### EXERCISE OBJECTIVE
Report all lines holding "chart".

### DATA PROVIDED

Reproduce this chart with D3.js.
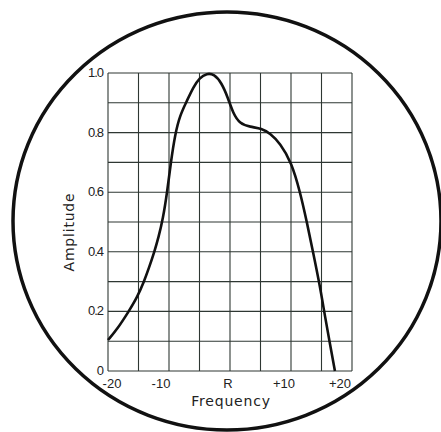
<!DOCTYPE html>
<html>
<head>
<meta charset="utf-8">
<script src="https://cdn.jsdelivr.net/npm/d3@7"></script>
<style>
  html, body { margin: 0; padding: 0; background: #fff; }
  svg { display: block; }
</style>
</head>
<body>
<svg id="chart" width="441" height="432"></svg>
<script>
// ---- data ----
const frequency = [-20, -18.4, -16.6, -15.2, -14.1, -13.3, -12.4, -11.7, -11.0, -10.3, -9.7, -9.0, -8.2, -7.1, -6.0, -5.0, -3.8, -2.6, -1.4, -0.3, 0.5, 1.6, 3.3, 5.2, 6.6, 8.2, 10.1, 11.5, 12.6, 13.6, 14.7, 15.6, 16.4, 17.2];
const amplitude = [0.104, 0.143, 0.20, 0.248, 0.30, 0.345, 0.40, 0.45, 0.51, 0.60, 0.70, 0.795, 0.858, 0.905, 0.953, 0.984, 0.999, 0.996, 0.968, 0.915, 0.865, 0.83, 0.819, 0.814, 0.797, 0.765, 0.70, 0.60, 0.50, 0.40, 0.29, 0.18, 0.09, 0.0];
const xTickValues = [-20, -10, 0, 10, 20];
const xTickLabels = ["-20", "-10", "R", "+10", "+20"];
const yTickValues = [0, 0.2, 0.4, 0.6, 0.8, 1.0];
const yTickLabels = ["0", "0.2", "0.4", "0.6", "0.8", "1.0"];
const xTitle = "Frequency";
const yTitle = "Amplitude";

// ---- style ----
const xLabelNudge = [4, -8, -2, -7, -12];
const gridColor = "#2e3733";

const svg = d3.select("#chart");
const x = d3.scaleLinear().domain([-20, 20]).range([108, 352]);
const y = d3.scaleLinear().domain([0, 1]).range([371, 73]);

// enclosing circle
svg.append("ellipse")
  .attr("cx", 227).attr("cy", 221).attr("rx", 214).attr("ry", 209)
  .attr("fill", "none").attr("stroke", "#111").attr("stroke-width", 3.5);

// grid
const g = svg.append("g");
g.selectAll("line.v").data(d3.range(-20, 20.01, 5)).join("line")
  .attr("x1", d => x(d)).attr("x2", d => x(d))
  .attr("y1", y(0)).attr("y2", y(1))
  .attr("stroke", gridColor).attr("stroke-width", 1.1);
g.selectAll("line.h").data(d3.range(0, 1.001, 0.1)).join("line")
  .attr("x1", x(-20)).attr("x2", x(20))
  .attr("y1", d => y(d)).attr("y2", d => y(d))
  .attr("stroke", gridColor).attr("stroke-width", 1.1);

// curve
const pts = frequency.map((f, i) => [f, amplitude[i]]);
svg.append("path")
  .datum(pts)
  .attr("d", d3.line().x(d => x(d[0])).y(d => y(d[1])).curve(d3.curveBasis))
  .attr("fill", "none").attr("stroke", "#111").attr("stroke-width", 2.6)
  .attr("stroke-linejoin", "round");

// y tick labels
svg.selectAll("text.yl").data(yTickValues).join("text")
  .attr("x", 103).attr("y", d => y(d) + 4)
  .attr("text-anchor", "end")
  .attr("font-family", "Liberation Sans, Arial, sans-serif")
  .attr("font-size", 13).attr("letter-spacing", -1)
  .attr("fill", "#222")
  .text((d, i) => yTickLabels[i]);

// x tick labels
svg.selectAll("text.xl").data(xTickValues).join("text")
  .attr("x", (d, i) => x(d) + xLabelNudge[i]).attr("y", 388)
  .attr("text-anchor", "middle")
  .attr("font-family", "Liberation Sans, Arial, sans-serif")
  .attr("font-size", 13)
  .attr("fill", "#222")
  .text((d, i) => xTickLabels[i]);

// titles
svg.append("text")
  .attr("x", 231).attr("y", 406)
  .attr("text-anchor", "middle")
  .attr("font-family", "DejaVu Sans, sans-serif")
  .attr("font-size", 14).attr("letter-spacing", 0.8)
  .attr("fill", "#222")
  .text(xTitle);

svg.append("text")
  .attr("transform", "translate(74,232) rotate(-90)")
  .attr("text-anchor", "middle")
  .attr("font-family", "DejaVu Sans, sans-serif")
  .attr("font-size", 14).attr("letter-spacing", 0.8)
  .attr("fill", "#222")
  .text(yTitle);
</script>
</body>
</html>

### RESULT OF THE EXERCISE
Reproduce this chart with D3.js.
<svg id="chart" width="441" height="432"></svg>
const svg = d3.select("#chart");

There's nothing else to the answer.